We had to rebuild Europe in order to make it viable. And they lost their empire. And that became the Third World. Officially, yes. And we fought constantly with the Russians, hand to hand combat sort of covert operations trying to block them. And that’s for the last 80 years what we did.

Russia’s Limitations and America’s Future Role

Well, Russia proved in Ukraine that it is not going to be able to occupy Ukraine. It can’t occupy Europe. And the Europeans have had a free ride. And I think that’s pretty true. And our commitment is to defense of the United States. The major danger to the United States is of course nuclear war. And that battle is fought in space. Satellites sensing launches being able to do MAD mutual assured destruction and so on.

Next 50 years will be about a much less integrated US with the world. Not isolated, certainly trading intensely with countries. But we have spent the past 85 years in constant warfare. Small, large, covert, overt. I participate in some of that and it was exhausting. So the country really doesn’t have to do that.

So what I see happening is two things. One, the United States taking on a role it had for most of its history as a country that is self-sustaining, highly trading involved in the world, certainly on alert with the great military. But the battle next battles were fought in space.

The Space Battlefield

This sounds strange, but it would have been strange in World War I to say the next war in Europe would be fought in the air and that nuclear weapons would arise. We were protected from nuclear war by mutually assured destruction. It was the one war in which the leaders themselves would be killed on the first round. We would hit and they would hit. And so there was no war because we had 30 minutes warning because we had radars.

And after the U2 was shot down and we were kind of spying on the Russians, they were spying in other ways. We launched satellites. Remember the first American satellite and the first American Russian satellite were launched a month from each other. First American manned space and the first Russian man in space launched weeks apart.

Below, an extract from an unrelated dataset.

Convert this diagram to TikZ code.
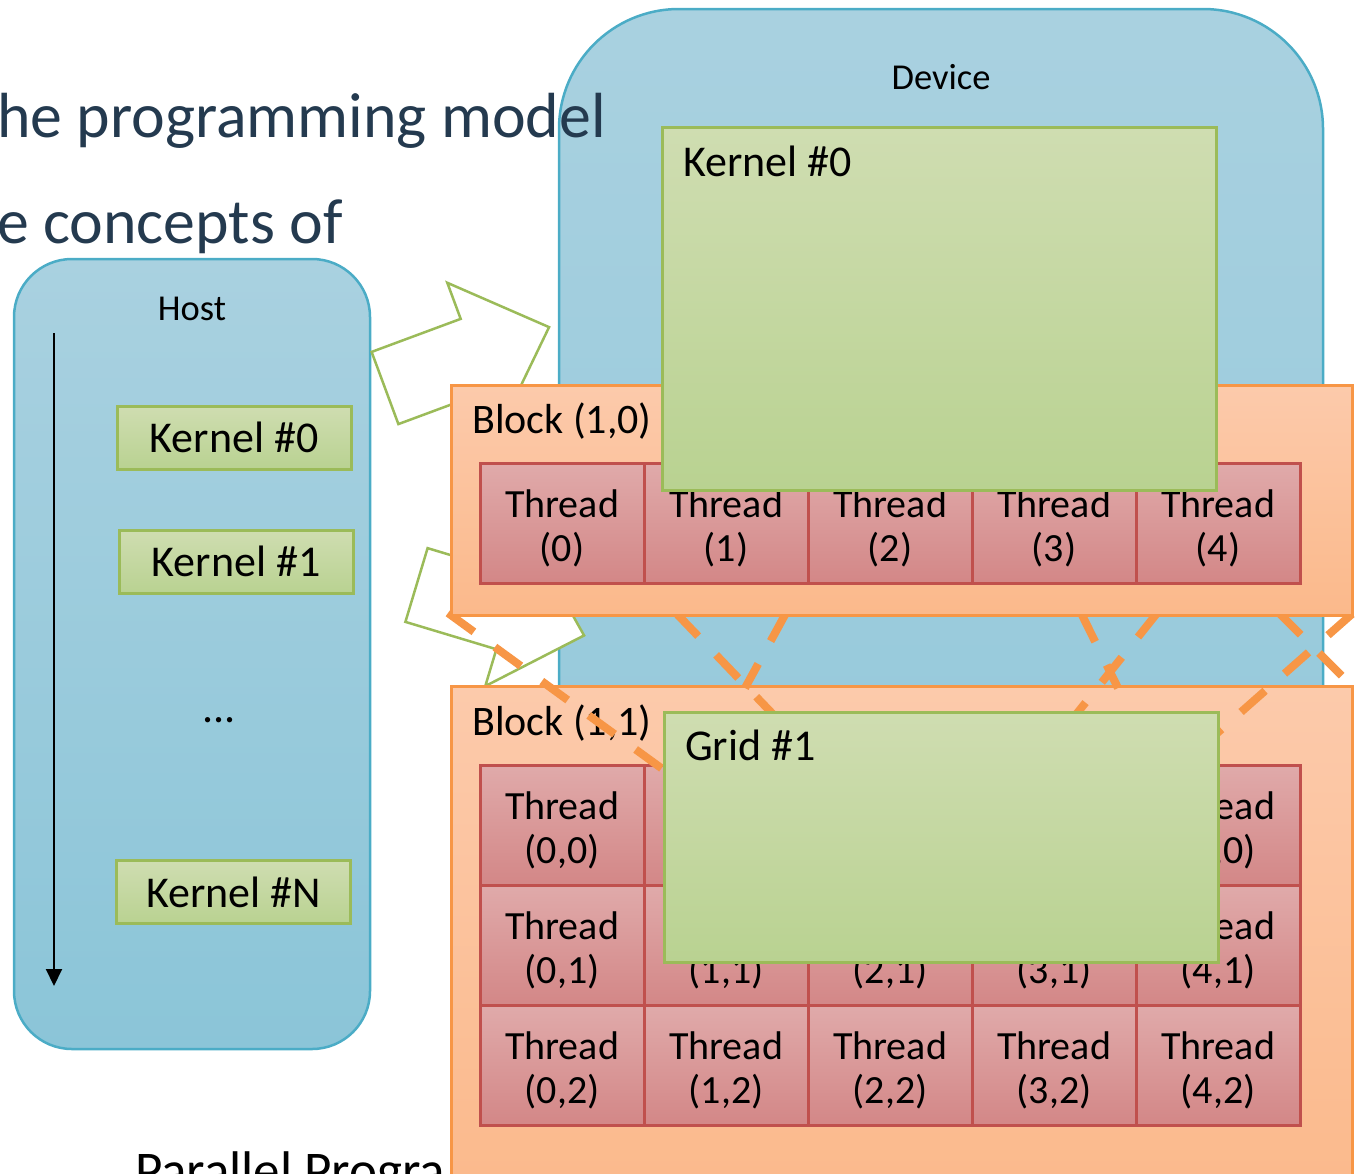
\documentclass[tikz,border=0pt]{standalone}
\usepackage{fontspec}
\setmainfont{Carlito}
\usetikzlibrary{arrows.meta,positioning}
\definecolor{hosttop}{HTML}{A9D1E0}
\definecolor{hostbot}{HTML}{8BC5D8}
\definecolor{hostline}{HTML}{4BACC6}
\definecolor{greentop}{HTML}{CFDDB1}
\definecolor{greenbot}{HTML}{B9D291}
\definecolor{greenline}{HTML}{9BBB59}
\definecolor{blocktop}{HTML}{FCCAAB}
\definecolor{blockbot}{HTML}{FBB98B}
\definecolor{blockline}{HTML}{F79646}
\definecolor{threadtop}{HTML}{E0AAAA}
\definecolor{threadbot}{HTML}{D38787}
\definecolor{threadline}{HTML}{C0504D}
\definecolor{slidetext}{HTML}{243A4F}
\newcommand{\thr}[1]{\rule{0pt}{38pt}Thread\\#1}
\tikzset{
  hostbox/.style={
    draw=hostline,
    line width=2.5pt,
    top color=hosttop,
    bottom color=hostbot,
    inner sep=0pt
  },
  kernelbox/.style={
    draw=greenline,
    line width=3pt,
    top color=greentop,
    bottom color=greenbot,
    inner sep=0pt,
    font=\fontsize{44}{48}\selectfont
  },
  blockbox/.style={
    draw=blockline,
    line width=3pt,
    top color=blocktop,
    bottom color=blockbot,
    inner sep=0pt
  },
  threadbox/.style={
    draw=threadline,
    line width=3pt,
    top color=threadtop,
    bottom color=threadbot,
    minimum width=164pt,
    minimum height=120pt,
    outer sep=0pt,
    inner sep=0pt,
    align=center,
    font=\fontsize{40}{44}\selectfont
  },
  boxtitle/.style={anchor=base west, inner sep=0pt, font=\fontsize{42}{46}\selectfont},
  headtitle/.style={anchor=base, inner sep=0pt, font=\fontsize{36.5}{40}\selectfont},
  slideline/.style={anchor=base west, inner sep=0pt, text=slidetext, font=\fontsize{63.8}{70}\selectfont},
  bigarrow/.style={draw=greenline, fill=white, line width=2.5pt, line join=miter},
  dashlink/.style={draw=blockline, line width=8pt, dash pattern=on 32pt off 26pt},
  timeline/.style={-{Triangle[length=17pt,width=16pt]}, line width=2pt}
}

\begin{document}
\begin{tikzpicture}[x=1pt,y=-1pt]
\useasboundingbox (0,0) rectangle (1359,1173);
\clip (0,0) rectangle (1359,1173);

% host side
\node[hostbox, rounded corners=58pt, minimum width=356pt, minimum height=790pt] (host) at (192,654) {};
\node[headtitle] (hostlbl) at (192,320) {Host};
\coordinate (tstart) at (54,333);
\coordinate (tend) at (54,986);
\draw[timeline] (tstart) -- (tend);
\node[kernelbox, minimum width=234pt, minimum height=63pt] (hk0) at (234,437.5) {Kernel \#0};
\node[kernelbox, minimum width=234pt, minimum height=63pt] (hk1) at (236,561.5) {Kernel \#1};
\node[inner sep=0pt, font=\fontsize{44}{48}\selectfont] (hdots) at (219,720) {...};
\node[kernelbox, minimum width=234pt, minimum height=63pt] (hkn) at (233.5,892) {Kernel \#N};

% device
\node[hostbox, rounded corners=120pt, minimum width=764pt, minimum height=1231pt] (dev) at (941,624.5) {};
\node[headtitle] (devlbl) at (941,89) {Device};

% slide text behind
\node[slideline] (txt1) at (-3,137) {he programming model};
\node[slideline] (txt2) at (-3,243) {e concepts of};
\node[anchor=base west, inner sep=0pt, font=\fontsize{53}{58}\selectfont] (txt3) at (135,1188) {Parallel Progra};

% launch arrows
\begin{scope}[shift={(385,388)}, rotate=20.35]
  \draw[bigarrow] (0,-38.5) -- (95,-38.5) -- (95,-77) -- (175,0) -- (95,77) -- (95,38.5) -- (0,38.5) -- cycle;
\end{scope}
\begin{scope}[shift={(416.5,585)}, rotate=-16.75]
  \draw[bigarrow] (0,-38.5) -- (95,-38.5) -- (95,-77) -- (175,0) -- (95,77) -- (95,38.5) -- (0,38.5) -- cycle;
\end{scope}

% block (1,1)
\node[blockbox, minimum width=901pt, minimum height=520pt] (b11) at (901.5,946) {};
\node[boxtitle] (b11lbl) at (472,735) {Block (1,1)};
\node[threadbox] (t00) at (562,825) {\thr{(0,0)}};
\node[threadbox, right=0pt of t00] (t10) {\thr{(1,0)}};
\node[threadbox, right=0pt of t10] (t20) {\thr{(2,0)}};
\node[threadbox, right=0pt of t20] (t30) {\thr{(3,0)}};
\node[threadbox, right=0pt of t30] (t40) {\thr{(4,0)}};
\node[threadbox, below=0pt of t00] (t01) {\thr{(0,1)}};
\node[threadbox, right=0pt of t01] (t11) {\thr{(1,1)}};
\node[threadbox, right=0pt of t11] (t21) {\thr{(2,1)}};
\node[threadbox, right=0pt of t21] (t31) {\thr{(3,1)}};
\node[threadbox, right=0pt of t31] (t41) {\thr{(4,1)}};
\node[threadbox, below=0pt of t01] (t02) {\thr{(0,2)}};
\node[threadbox, right=0pt of t02] (t12) {\thr{(1,2)}};
\node[threadbox, right=0pt of t12] (t22) {\thr{(2,2)}};
\node[threadbox, right=0pt of t22] (t32) {\thr{(3,2)}};
\node[threadbox, right=0pt of t32] (t42) {\thr{(4,2)}};

% dashed links between the blocks
\draw[dashlink] (448,613) -- (668,773);
\draw[dashlink] (676,613) -- (790,732);
\draw[dashlink] (786,613) -- (745,688);
\draw[dashlink] (1081,613) -- (1118,688);
\draw[dashlink] (1158,612) -- (1070,722);
\draw[dashlink] (1278,612) -- (1354,688);
\draw[dashlink] (1352,614) -- (1215,735);

% block (1,0)
\node[blockbox, minimum width=901pt, minimum height=230pt] (b10) at (901.5,500) {};
\node[boxtitle] (b10lbl) at (472,433) {Block (1,0)};
\node[threadbox] (t0) at (562,523) {\thr{(0)}};
\node[threadbox, right=0pt of t0] (t1) {\thr{(1)}};
\node[threadbox, right=0pt of t1] (t2) {\thr{(2)}};
\node[threadbox, right=0pt of t2] (t3) {\thr{(3)}};
\node[threadbox, right=0pt of t3] (t4) {\thr{(4)}};

% kernel and grid on the device
\node[kernelbox, minimum width=554pt, minimum height=363pt] (dk0) at (939,308.5) {};
\node[boxtitle, font=\fontsize{44}{48}\selectfont] (dk0lbl) at (683,176) {Kernel \#0};
\node[kernelbox, minimum width=554pt, minimum height=250pt] (grid1) at (941,837) {};
\node[boxtitle, font=\fontsize{44}{48}\selectfont] (grid1lbl) at (685,760) {Grid \#1};
\end{tikzpicture}
\end{document}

So I always wondered, I don’t know that there was a kind of collaboration between the Russians and Americans to maintain MAD Mutual assured destruction. It was a really neat name for it. Now MAD is short from space. Satellites are flying there. Satellites blocked the Russians in Ukraine. American satellites could see small units down to a meter level resolution. And we put in things like HIMARS, these missile systems that could with precision hit them.

So now tactical war is governed from space. MAD is covered from space and space is full of debris anti-satellite systems. The Chinese are launching them constantly. We’ve launched 200 satellites this year.

TUCKER CARLSON: So communication satellites, military satellites.

GEORGE FRIEDMAN: Absolutely. Well, they’re all communication satellites. They’re all looking for, you know, climate on earth. That’s what they want to look at. These are all spy satellites going up there and they’re looking to the earth and they’re maneuvering around each other. And one of the things the American public has to understand is the importance of space as a strategic facility.

And in due course it will emerge. But the next 50 years, the Americans are going to be, I think, in a very golden age. New technologies are coming. Every age we have, every cycle we have is built. The last one was built on the automobile, transforming it. Now it is built not so much on artificial intelligence. In my mind, by material science, we are crafting new materials at molecular level for space.

Material Science: The Next Technological Revolution

TUCKER CARLSON: Physical materials.

GEORGE FRIEDMAN: Physical materials. For example, lenses on satellites can see things that glass can’t show them.